The next speaker in this AoIR 2022 session is Antonia Vaughan, whose focus is on how we as academics can research the far right while minimising potential harms. This has been problematised by the neoliberal turn in academia, where precarity is the norm and critical research may be disincentivised. This promotes neoliberal ideas of academic individualism, encapsulated in the phrase ‘publish or perish’, or perhaps now ‘publish and perish’. Attention on articles has been increasingly metricised, including also via altmetrics that allow for connections and visibility in the public sphere outside of traditional academic spaces. This also valorises academic social capital, and its generation via social media engagement.
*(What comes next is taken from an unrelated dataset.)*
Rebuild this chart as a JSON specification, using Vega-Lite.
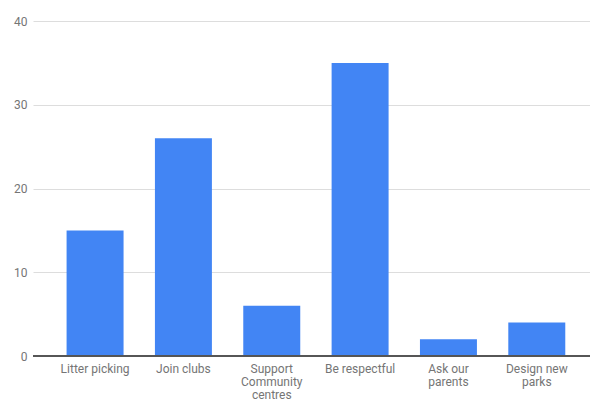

Researchers of the far right are subjected to these same pressures, but are exposed to additional risks because of the subjects they study. Harm arises from the topic, and visibility increases risks to researchers. Antonia explored these issues with researchers – and particularly early-career, female researchers – around the world, and their experiences are concerning. Two key harms emerged from this research: networked harassment including doxxing, death threats, and cyberstalking. Far-right actors are paying close attention to research about them, and researchers recommended countermeasures such as obscurity and increased control of personal information, and indeed the withdrawal from the public sphere, but this also comes with substantial costs as such withdrawal reduces researchers’ opportunities for professional engagement and advancement. Especially for early-career researchers, there is a distinct question about whether these risks and this vicarious trauma are worth the time and effort invested in the research.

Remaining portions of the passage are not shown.